The Swiss psychiatrist and psychoanalyst who founded analytical psychology, Carl Gustav Jung, wrote about the Bushmen of the Kalahari Desert and their interesting view on life. According to the Bushmen, all men are driven by hunger essentially, but there were two types of hunger. The first, which is the Little Hunger, is the one that wants food for the belly and drives us toward survival, and the second, the Great Hunger, is the hunger for meaning, which in their view is the greatest hunger of all.
While the former can be viewed as the pursuit of happiness, the latter brings far more comfort to the soul, something that is greater than happiness or unhappiness, because it is meaning and meaning transfigures all.
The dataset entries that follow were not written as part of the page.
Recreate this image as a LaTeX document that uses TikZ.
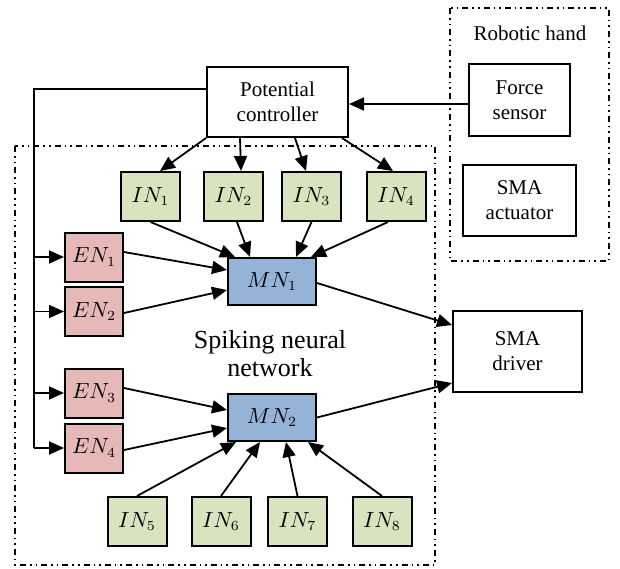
\documentclass[tikz,border=0pt]{standalone}
\usepackage{fontspec}
\setmainfont{Liberation Serif}
\usepackage{xcolor}
\usetikzlibrary{arrows.meta}
\definecolor{ingreen}{HTML}{D7E4BD}
\definecolor{enred}{HTML}{E6B9B8}
\definecolor{mnblue}{HTML}{95B3D7}

\begin{document}
\begin{tikzpicture}[x=0.5pt,y=-0.5pt,
    box/.style={draw, line width=1pt, align=center, inner sep=0pt, font=\fontsize{10.5}{12.5}\selectfont},
    inbox/.style={box, fill=ingreen, minimum width=29.5pt, minimum height=24.5pt},
    enbox/.style={box, fill=enred, minimum width=29pt, minimum height=24.5pt},
    mnbox/.style={box, fill=mnblue, minimum width=44pt, minimum height=23.5pt},
    group/.style={draw, line width=0.8pt, dash dot dot},
    arr/.style={-{Triangle[length=7.5pt,width=6.5pt]}, line width=0.9pt}]
        \useasboundingbox (0,0) rectangle (620,568);

        % Group frames
        \draw[group] (450,8) rectangle (609,261);
        \draw[group] (15,146) rectangle (435,565);
        \node[font=\fontsize{10.5}{12.5}\selectfont] (handlabel) at (530,33) {Robotic hand};
        \node[font=\fontsize{13}{14}\selectfont, align=center] (snnlabel) at (270,354) {Spiking neural\\network};

        % Outer blocks
        \node[box, minimum width=70.5pt, minimum height=35pt] (ctrl) at (277.5,102) {Potential\\controller};
        \node[box, minimum width=50.5pt, minimum height=36pt] (force) at (519.5,100) {Force\\sensor};
        \node[box, minimum width=56.5pt, minimum height=35.5pt] (act) at (519.5,200.5) {SMA\\actuator};
        \node[box, minimum width=64.5pt, minimum height=40.5pt] (driver) at (517.5,351.5) {SMA\\driver};

        % Inhibitory neurons, upper row
        \node[inbox] (in1) at (150.5,196.5) {$IN_1$};
        \node[inbox] (in2) at (233.5,196.5) {$IN_2$};
        \node[inbox] (in3) at (311.5,196.5) {$IN_3$};
        \node[inbox] (in4) at (396,196.5) {$IN_4$};

        % Excitatory neurons
        \node[enbox] (en1) at (94,257) {$EN_1$};
        \node[enbox] (en2) at (94,311.5) {$EN_2$};
        \node[enbox] (en3) at (94,393) {$EN_3$};
        \node[enbox] (en4) at (94,448) {$EN_4$};

        % Motor neurons
        \node[mnbox] (mn1) at (272,281.5) {$MN_1$};
        \node[mnbox] (mn2) at (272,417.5) {$MN_2$};

        % Inhibitory neurons, lower row
        \node[inbox] (in5) at (137,521.5) {$IN_5$};
        \node[inbox] (in6) at (221,521.5) {$IN_6$};
        \node[inbox] (in7) at (297.5,521.5) {$IN_7$};
        \node[inbox] (in8) at (382,521.5) {$IN_8$};

        % Sensor feedback
        \draw[arr] ([yshift=-2pt]force.west) -- ([yshift=-2pt]force.west -| ctrl.east);

        % Controller bus to the excitatory neurons
        \coordinate (bus) at (34,89);
        \draw[line width=0.9pt] ([yshift=6.5pt]ctrl.west) -- (bus) -- (bus |- en4);
        \draw[arr] (bus |- en1) -- (en1.west);
        \draw[arr] (bus |- en2) -- (en2.west);
        \draw[arr] (bus |- en3) -- (en3.west);
        \draw[arr] (bus |- en4) -- (en4.west);

        % Controller to the upper inhibitory neurons
        \draw[arr] (ctrl.south west) -- ([xshift=4.75pt]in1.north);
        \draw[arr] ([xshift=17pt]ctrl.south west) -- ([xshift=3.75pt]in2.north);
        \draw[arr] ([xshift=44.5pt]ctrl.south west) -- ([xshift=-2.75pt]in3.north);
        \draw[arr] ([xshift=68pt]ctrl.south west) -- ([xshift=-1.5pt]in4.north);

        % Into MN1
        \draw[arr] (in1.south) -- ([xshift=-18.5pt]mn1.north);
        \draw[arr] ([xshift=1.75pt]in2.south) -- ([xshift=-11pt]mn1.north);
        \draw[arr] (in3.south) -- ([xshift=12pt]mn1.north);
        \draw[arr] ([xshift=-4pt]in4.south) -- ([xshift=19.5pt]mn1.north);
        \draw[arr] ([yshift=2.5pt]en1.east) -- ([yshift=5.75pt]mn1.west);
        \draw[arr] ([yshift=-0.75pt]en2.east) -- ([yshift=-4.25pt]mn1.west);

        % Into MN2
        \draw[arr] ([yshift=2.5pt]en3.east) -- ([yshift=3.75pt]mn2.west);
        \draw[arr] ([yshift=-1pt]en4.east) -- ([yshift=-5.25pt]mn2.west);
        \draw[arr] (in5.north) -- ([xshift=-18pt]mn2.south);
        \draw[arr] (in6.north) -- ([xshift=-6pt]mn2.south);
        \draw[arr] (in7.north) -- ([xshift=7pt]mn2.south);
        \draw[arr] (in8.north) -- ([xshift=18pt]mn2.south);

        % Motor output
        \draw[arr] ([yshift=-0.75pt]mn1.east) -- ([yshift=13.25pt]driver.west);
        \draw[arr] (mn2.east) -- ([yshift=-15.75pt]driver.west);
    \end{tikzpicture}
\end{document}
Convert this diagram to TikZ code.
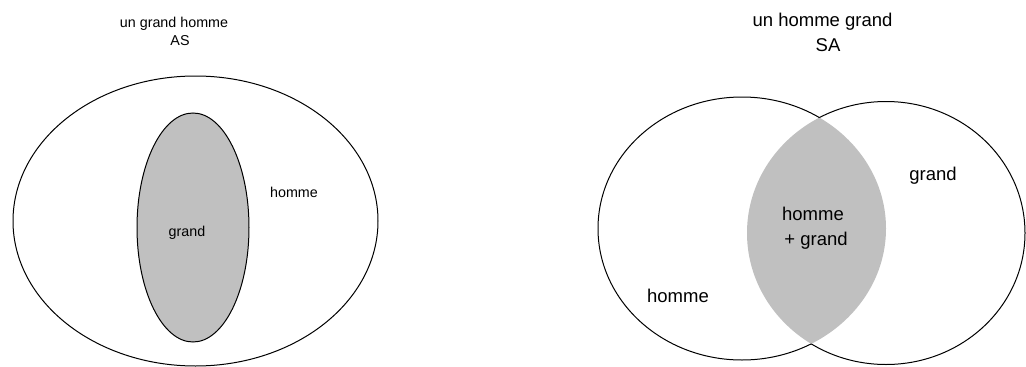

Once what you are doing has meaning for you, it is irrelevant whether you’re happy or unhappy. You are content–you are not alone in your Spirit. You belong.
And this just might be the simplest explanation of why people throughout the ages, in order to find their meaning often considered searching for it in the form of some omniscient, omnipotent and omnipresent divine Supreme Being.
From the dawn of ages, men have created a God, or the other way around, and recordings of the existence of such divine objects of faith are found since the earliest drawings in the oldest of caves through to the newest books and movies of today. One of them is George R. R. Martin’s A Song of Ice and Fire, and in it, the author speaks of different people from different cultures who embrace different Gods, such as the Old Gods of the Forest, the Faith of the Seven, the Drowned God, The Many Faced God. Among them are people from a place named Essos who worship R’hllor, the fire god also known as the Lord of Light. With this group, Martin has created quite an original concept. Or is it?
People who worship this Supreme Being actually believe in the existence of two deities, in the words of the Red Priestess named Melisandre: “A god of light and love and joy, and a god of darkness, evil, and fear, eternally at war.” R’hllor, as the god of fire, provides light, heat, and life, and struggles against the darkness, cold, and death, represented by an opposing being, the Great Other.
And at first, when one is reading the books or watching the HBO epic, one would think that this is somewhat analogous to Christianity, Judaism, or Islam, only observed from a darker perspective. Yet Christianity, Judaism, and Islam actually took some influences from a more ancient belief, Zoroastrianism, one of the world’s oldest existing religions.
All these are monotheistic; belief that there is only one God, the all-powerful creator of the world. The legends of the followers of R’hllor are not so different, as can be seen in the illustration of the savior Azor Ahai, who it is said will return and drive back the darkness.
In the books and the show, Azor Ahai is a mythological figure from an ancient time, a demigod warrior so to speak, who triumphed over the Great Other in a great battle and in times of darkness and peril, while bearing a magic weapon called a Lightbringer, blessed by R’hllor the Lord of Light himself. And the prophecy speaks that he will rise once more during times when “the night is dark and full of terrors” once again.
Much has been discussed of the possible historical origin of the legend of Azor Ahai, but Martin himself once hinted that he developed the idea of this fire-worshiping faith from the Zoroastrianism, a pre-Islamic Persian religion that began thousands of years ago in what is Iran today. In the season 7 premiere of Game of Thrones, Sandor Clegane (Rory McCann), who is traveling with a group of followers of the Lord of Light, was urged to “look into the fire” by its priest, and so saw a prophecy possible becoming true, an apocalypse of an army of the dead–“thousands of them.”
In Zoroastrianism, God is presented as an omnipotent, supreme figure called Ahura Mazda (Ahura, the Lord Creator, and Mazda, Supremely Wise) who is believed to connect two spirits or two principles: the Spenta Mainyu, or the Good Spirit and Angra Mainyu, or the angry spirit. While the first represents an all-good “father” of Asha (truth, order, justice), the latter represents druj (falsehood and disorder).
According to Zoroastrianism, Ahura Mazda through the Spenta Mainyu is a life-giving creator who constantly opposes his evil Other, the spirit or principle born of Akəm Manah or “evil thinking”, an adversary that ultimately must be defeated. And the resulting conflict involves the entire universe, including humanity.
This thought of eternal struggle and combat with an evil Other is hardly new, however, according to Zarathustra, or Zoroaster, the ancient Iranian prophet whose teachings developed into Zoroastrianism, this battle is fought within each person. In his writings, Zoroaster sees the human condition as the mental struggle between asha (truth) and druj (lie), and while there is only one God, human beings are given a right of choice, to follow principles of one or the other, to embrace the spirit of Spenta Mainyu or his contesting force.
Because of free will, the choices people take as a consequence will determine either they are the helpers of Ahura Mazda or helpers of Angra Mainyu, within them as well as the world as a whole.
And when all of mankind chooses truth, order, and justice over falsehood and disorder, evil will finally be defeated and Paradise on earth will be realized. Thus clearly saying that every man could essentially be an Azor Ahai, if only one chooses to be.